In dozens of top-secret talks and meetings in the White House, the most
senior Bush administration officials discussed and approved specific
details of how high-value al Qaeda suspects would be interrogated by
the Central Intelligence Agency, sources tell ABC News. …

The high-level discussions about these "enhanced interrogation
techniques" were so detailed, these sources said, some of the
interrogation sessions were almost choreographed — down to the number
of times CIA agents could use a specific tactic. …

At the time, the Principals Committee included Vice President Cheney,
former National Security Advisor Condoleezza Rice, Defense Secretary
Donald Rumsfeld and Secretary of State Colin Powell, as well as CIA
Director George Tenet and Attorney General John Ashcroft.

As the national security adviser, Rice chaired the meetings,
which took place in the White House Situation Room and were typically
attended by most of the principals or their deputies. …

[After the leak of the 2002 "torture memo,"] CIA officials … returned to the Principals Committee for
approval to continue using certain "enhanced interrogation techniques."

Then-National Security Advisor Rice, sources said, was
decisive.
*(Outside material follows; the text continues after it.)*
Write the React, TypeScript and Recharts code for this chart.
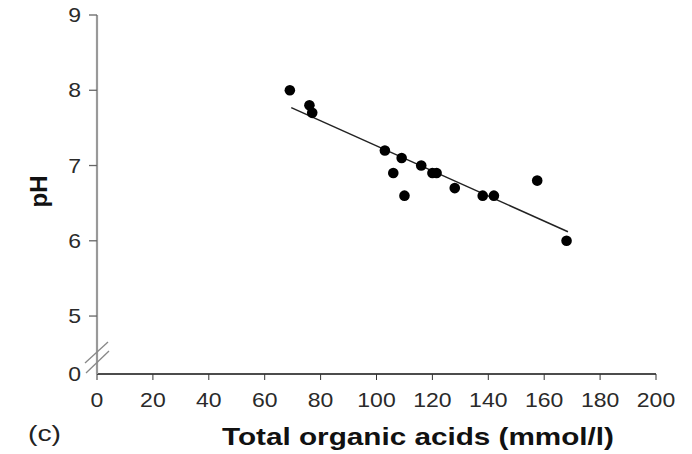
import React from 'react';
import {
  ScatterChart,
  Scatter,
  XAxis,
  YAxis,
  ReferenceLine,
} from 'recharts';

// total organic acids (mmol/l) vs pH
const acids = [69, 76, 77, 103, 106, 109, 110, 116, 120, 121.5, 128, 138, 142, 157.5, 168];
const ph = [8.0, 7.8, 7.7, 7.2, 6.9, 7.1, 6.6, 7.0, 6.9, 6.9, 6.7, 6.6, 6.6, 6.8, 6.0];

// regression line end points
const fitX = [69.5, 168.5];
const fitY = [7.77, 6.12];

const xTicks = [0, 20, 40, 60, 80, 100, 120, 140, 160, 180, 200];
// the axis is broken below 5: this position stands for 0
const BREAK = 4.23;
const yTicks = [BREAK, 5, 6, 7, 8, 9];

const points = acids.map((a, i) => ({ x: a, y: ph[i] }));

const FONT = '"Liberation Sans", Arial, Helvetica, sans-serif';

const XTick = (props: any) => {
  const { x, y, payload } = props;
  return (
    <text
      transform={`translate(${x},${y}) scale(1.15,1)`}
      textAnchor="middle"
      dy="0.71em"
      fontSize={20}
      fontFamily={FONT}
      fill="#2a2a2a"
    >
      {payload.value}
    </text>
  );
};

const YTick = (props: any) => {
  const { x, y, payload } = props;
  const axisX = x + 16;
  const isBreak = payload.value === BREAK;
  return (
    <g>
      {isBreak ? (
        <g stroke="#888" strokeWidth={1.3}>
          <line x1={axisX - 12} y1={y - 11} x2={axisX + 11} y2={y - 32} />
          <line x1={axisX - 11} y1={y - 1} x2={axisX + 12} y2={y - 23} />
        </g>
      ) : (
        <line x1={axisX - 8} y1={y} x2={axisX} y2={y} stroke="#666" strokeWidth={1.3} />
      )}
      <text
        transform={`translate(${x},${y}) scale(1.15,1)`}
        textAnchor="end"
        dy="0.355em"
        fontSize={20}
        fontFamily={FONT}
        fill="#2a2a2a"
      >
        {isBreak ? '0' : payload.value}
      </text>
    </g>
  );
};

const XTitle = () => (
  <g>
    <text
      x={222}
      y={445}
      textLength={392}
      lengthAdjust="spacingAndGlyphs"
      fontSize={24}
      fontWeight="bold"
      fontFamily={FONT}
      fill="#111"
    >
      Total organic acids (mmol/l)
    </text>
    <text
      x={28}
      y={441}
      textLength={33}
      lengthAdjust="spacingAndGlyphs"
      fontSize={22}
      fontFamily={FONT}
      fill="#222"
    >
      (c)
    </text>
  </g>
);

const YTitle = () => (
  <text
    transform="translate(46.5,191.5) rotate(-90)"
    textAnchor="middle"
    fontSize={24}
    fontWeight="bold"
    fontFamily={FONT}
    fill="#111"
  >
    pH
  </text>
);

const Dot = (props: any) => <circle cx={props.cx} cy={props.cy} r={5.3} fill="#000" />;

const App = () => {
  return (
    <div style={{ position: 'absolute', left: 0, top: 0, background: '#fff' }}>
      <ScatterChart
        width={692}
        height={454}
        margin={{ top: 15, right: 36, bottom: 0, left: 0 }}
      >
        <XAxis
          type="number"
          dataKey="x"
          domain={[0, 200]}
          ticks={xTicks}
          interval={0}
          height={80}
          tickSize={6}
          tickMargin={13}
          axisLine={{ stroke: '#111', strokeWidth: 1.5 }}
          tickLine={{ stroke: '#333' }}
          tick={<XTick />}
          label={<XTitle />}
        />
        <YAxis
          type="number"
          dataKey="y"
          domain={[BREAK, 9]}
          ticks={yTicks}
          interval={0}
          allowDataOverflow
          width={97}
          tickSize={8}
          tickMargin={8}
          axisLine={{ stroke: '#999', strokeWidth: 2.2 }}
          tickLine={false}
          tick={<YTick />}
          label={<YTitle />}
        />
        <ReferenceLine
          segment={[
            { x: fitX[0], y: fitY[0] },
            { x: fitX[1], y: fitY[1] },
          ]}
          stroke="#222"
          strokeWidth={1.5}
        />
        <Scatter data={points} shape={<Dot />} isAnimationActive={false} />
      </ScatterChart>
    </div>
  );
};

export default App;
Despite growing policy concerns — shared by Powell — that
the program was harming the image of the United States abroad, sources
say she did not back down, telling the CIA: "This is your baby. Go do
it."

Of course, the officials involved would dispute my headline, as they regard these "enhanced interrogation techniques" as "not torture." Duly noted.


March Madness in review
Posted by on Thursday, April 10, 2008 at 8:25 am

Wrapping up the men’s NCAA Tournament Tuesday morning, Deadspin wrote: "Mostly: What a fun tournament. Even with all No. 1 seeds in the Final
Four, we had three legitimate glories: Western Kentucky’s last-second
win, Stephen Curry’s brilliance and Mario Chalmers’ massive shot.
That’s three more than last year. We’ll take it."

Along the same lines, yesterday morning College Hoops Journal posted the Top Ten games of the tourney, prefacing the list with the comment: "Who said it was a down year? Give me 10 games of the caliber listed below and I’ll be fine if the other 54 are snoozers."